Asked about Mr Bolton’s comments, Heather Nauert, the state department spokesperson, said conversations with North Korea were continuing. She added that Mr Pompeo did not have any trips to Pyongyang to announce at present.
“We knew that this would be a road. We knew that the road would, certainly, take some time and we’re in the middle of that process right now,” said Ms Nauert.
Mr Pompeo, who is leading the nuclear talks, has been the strongest supporter of Mr Trump’s approach to North Korea. At a testy Senate hearing two weeks ago, he responded, “Fear not, senator, fear not” after facing suggestions from a Democrat that the Trump administration had “been taken for a ride” regarding Pyongyang’s commitments to denuclearisation.

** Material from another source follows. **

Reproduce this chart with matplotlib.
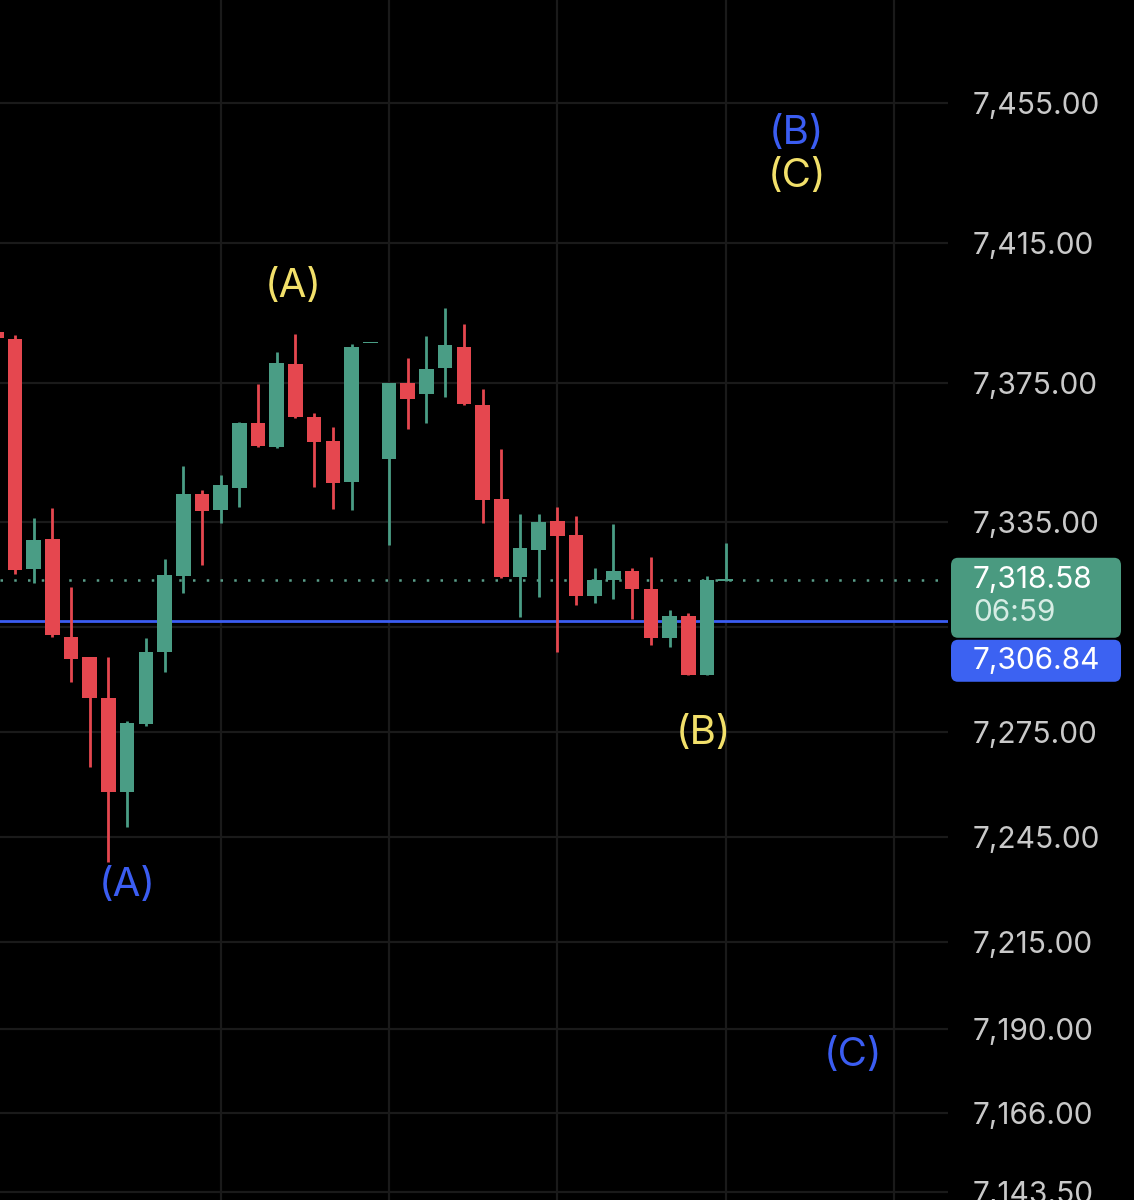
import matplotlib
matplotlib.use("Agg")
import matplotlib.pyplot as plt
from matplotlib.patches import FancyBboxPatch

plt.rcParams["font.family"] = ["Inter", "DejaVu Sans"]

# candles, oldest first (index -1 is cut off at the left edge)
opens = [7389.5, 7387.5, 7321.7, 7330.3, 7302.2, 7296.5, 7284.8, 7257.9, 7277.3, 7297.9,
         7319.7, 7343.1, 7338.6, 7344.8, 7363.4, 7356.6, 7380.3, 7365.2, 7358.3, 7346.6,
         7386.3, 7353.1, 7374.9, 7371.7, 7379.2, 7385.2, 7368.6, 7341.7, 7319.4, 7327.1,
         7335.4, 7331.4, 7313.9, 7318.5, 7321.1, 7316.0, 7301.9, 7308.2, 7291.3, 7318.3]
highs = [7390.1, 7388.6, 7336.3, 7339.1, 7316.5, 7296.6, 7296.5, 7278.2, 7301.9, 7324.5,
         7351.1, 7344.3, 7348.6, 7363.7, 7374.6, 7383.8, 7388.9, 7366.3, 7362.3, 7386.1,
         7386.4, 7375.0, 7382.0, 7388.3, 7396.4, 7391.8, 7373.2, 7356.0, 7337.4, 7337.4,
         7339.4, 7336.8, 7322.0, 7334.5, 7322.0, 7325.1, 7309.9, 7309.1, 7319.7, 7329.1]
lows = [7387.2, 7320.2, 7317.7, 7302.2, 7289.3, 7265.0, 7237.8, 7247.9, 7276.8, 7292.2,
        7314.8, 7322.8, 7334.8, 7339.4, 7356.6, 7356.3, 7364.9, 7345.1, 7338.8, 7338.6,
        7386.2, 7328.5, 7361.7, 7363.4, 7370.9, 7368.6, 7334.8, 7319.1, 7307.9, 7313.7,
        7297.9, 7311.4, 7311.9, 7313.1, 7307.4, 7299.9, 7299.4, 7291.2, 7291.2, 7318.2]
closes = [7387.8, 7321.4, 7330.0, 7302.8, 7295.9, 7284.8, 7257.9, 7277.6, 7297.9, 7320.0,
          7343.1, 7338.3, 7345.7, 7363.4, 7356.9, 7380.6, 7365.2, 7358.0, 7346.3, 7385.2,
          7386.4, 7374.9, 7370.3, 7378.9, 7385.8, 7368.9, 7341.4, 7319.4, 7327.7, 7335.1,
          7331.1, 7313.9, 7318.5, 7321.1, 7316.0, 7301.9, 7308.2, 7291.3, 7318.5, 7318.58]
first_index = -1

price_ticks = [7455.00, 7415.00, 7375.00, 7335.00, 7275.00, 7245.00, 7215.00, 7190.00, 7166.00, 7143.50]
hidden_grid = [7305.00]  # label sits under the price boxes
time_grid = [11, 20, 29, 38, 47]

last_price = 7318.58
countdown = "06:59"
line_price = 7306.84

# wave labels: (text, bar index, price, colour)
wave_labels = [
    ("(A)", 14.9, 7402.6, "yellow"),
    ("(A)", 6.0, 7231.0, "blue"),
    ("(B)", 36.8, 7274.7, "yellow"),
    ("(B)", 41.8, 7446.4, "blue"),
    ("(C)", 41.8, 7434.1, "yellow"),
    ("(C)", 44.8, 7182.6, "blue"),
]

UP = "#4a9d85"
DOWN = "#e5474f"
BLUE = "#3b5df2"
YELLOW = "#f2e06a"
GRID = "#1a1a1a"
TXT = "#c9c9c9"

fig = plt.figure(figsize=(11.34, 12), dpi=100, facecolor="black")
ax = fig.add_axes([0, 0, 948 / 1134, 1])
ax.set_facecolor("black")
ax.set_xlim(-0.80, 49.89)
ax.set_ylim(7141.12, 7484.47)
for s in ax.spines.values():
    s.set_visible(False)
ax.set_xticks([])

# grid
for p in price_ticks + hidden_grid:
    ax.axhline(p, color=GRID, lw=1.6, zorder=0)
for t in time_grid:
    ax.axvline(t, color=GRID, lw=1.6, zorder=0)

# price scale on the right
ax.yaxis.tick_right()
ax.set_yticks(price_ticks)
ax.set_yticklabels([f"{p:,.2f}" for p in price_ticks])
ax.tick_params(axis="y", length=0, pad=18, labelsize=21.5, labelcolor=TXT)

# candles
for i, (o, h, l, c) in enumerate(zip(opens, highs, lows, closes)):
    x = first_index + i
    col = UP if c >= o else DOWN
    ax.vlines(x, l, h, color=col, lw=2.0, zorder=3)
    body = max(abs(c - o), 0.45)
    ax.bar(x, body, bottom=min(o, c), width=0.78, color=col, lw=0, zorder=4)

# last price dotted line and blue horizontal line
ax.axhline(last_price, color="#5a9e8a", lw=1.8, ls=(0, (1, 4.5)), xmax=940 / 948, zorder=2)
ax.axhline(line_price, color=BLUE, lw=2.0, zorder=2)

# wave labels
for txt, x, y, c in wave_labels:
    ax.text(x, y, txt, color=YELLOW if c == "yellow" else BLUE, fontsize=29,
            ha="center", va="center", zorder=5)

# price boxes on the scale
to_fig = ax.transData + fig.transFigure.inverted()
fy = lambda p: to_fig.transform((0, p))[1]
x0, x1 = 951 / 1134, 1121 / 1134
px = 1 / 1200
g_top = fy(last_price) + 22 * px
g_bot = fy(last_price) - 58 * px
b_bot = g_bot - 44 * px
asp = 1134 / 1200
fig.patches.append(FancyBboxPatch((x0, g_bot), x1 - x0, g_top - g_bot,
                                  boxstyle="round,pad=0,rounding_size=0.006",
                                  mutation_aspect=1 / asp, fc="#4a9a80", ec="none",
                                  transform=fig.transFigure, figure=fig))
fig.patches.append(FancyBboxPatch((x0, b_bot), x1 - x0, g_bot - b_bot - 2 * px,
                                  boxstyle="round,pad=0,rounding_size=0.006",
                                  mutation_aspect=1 / asp, fc="#3c62f2", ec="none",
                                  transform=fig.transFigure, figure=fig))
tx = 973 / 1134
fig.text(tx, fy(last_price), f"{last_price:,.2f}", color="white", fontsize=21.5, va="center", ha="left")
fig.text(tx, fy(last_price) - 33 * px, countdown, color="#d6ece4", fontsize=21.5, va="center", ha="left")
fig.text(tx, (g_bot + b_bot) / 2 - 1 * px, f"{line_price:,.2f}", color="white", fontsize=21.5,
         va="center", ha="left")

fig.savefig("out.png", dpi=100, facecolor="black")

At the hearing, he conceded that North Korea was still producing fissile material. But he said the fact that it had partly dismantled a missile facility was progress. 38 North, a website that focuses on North Korea, on Tuesday said Pyongyang appeared to have further dismantled the launch facility in the eastern part of the country near China.
But critics claim North Korea has done nothing to suggest it will abandon its nuclear programme, and point to reports that the regime is still building long-range ballistic missiles near Pyongyang.
Mr Trump recently thanked Mr Kim for returning 55 boxes of remains that North Korea said were US soldiers who died in the 1950 Korean war. But Mr Bolton said on Tuesday that the fact Pyongyang had not returned the remains of other soldiers showed that it was not serious about improving relations with the west and its neighbours in Asia.
“What a nation that was truly committed to turning the page would do here is to return the remains of all the foreign soldiers, South Korean soldiers, Australians, others who were in the UN coalition in the early 1950s . . . as well as American soldiers,” he said. “There is no point in withholding the remains from a conflict that long ago.”